Corrí a mí casa y ante el estupor de mi madre rebusqué en el viejo arcón hasta que encontré mi vieja espada de madera y la arrojé a la chimenea. No quería más armas en mi vida, ni siquiera las de juguete. Lo único que pedí a aquellas llamas es que no se volviese a repetir una situación semejante, ¡no más guerras!, ¡no más muertes!, ¡no más lágrimas en los ojos de aquellos que pierden un familiar o les ven regresar en una situación lamentable!

Por eso ahora que han pasado algunos años, no tantos como pudieran parecer, que aún quedamos hombres con la memoria suficiente para recordar aquella barbarie, vemos con estupor que es inevitable que vuelva a suceder lo mismo y que la tierra volverá, si nadie lo evita, a ser regada con más sangre inocente.

Hoy 1 de septiembre de 1939, Maurice y nuestras familias nos hemos reunidos en el salón de mi casa y estamos escuchando  en la radio las últimas noticias: Alemania, sin aviso previo, ha invadido Polonia. El resto de los países europeos ante semejante abuso de poder han decido declarar la guerra al ejército del Tercer Reich.
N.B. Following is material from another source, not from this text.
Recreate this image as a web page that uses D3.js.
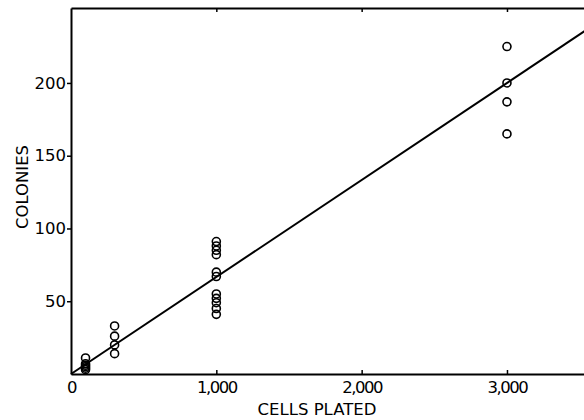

Nosotros dos, Maurice Darras y René Voinchet, supervivientes de La Gran Guerra,  nos separamos del círculo familiar y nos miramos de la misma forma que nos habíamos mirado aquel día de primeros de diciembre de 1918 cuando nos reencontramos en la plaza. Los hombres volvíamos a ser igual de estúpidos que veintiún años atrás. Volvíamos a ser pequeñas “ratas” peleando por el mismo queso.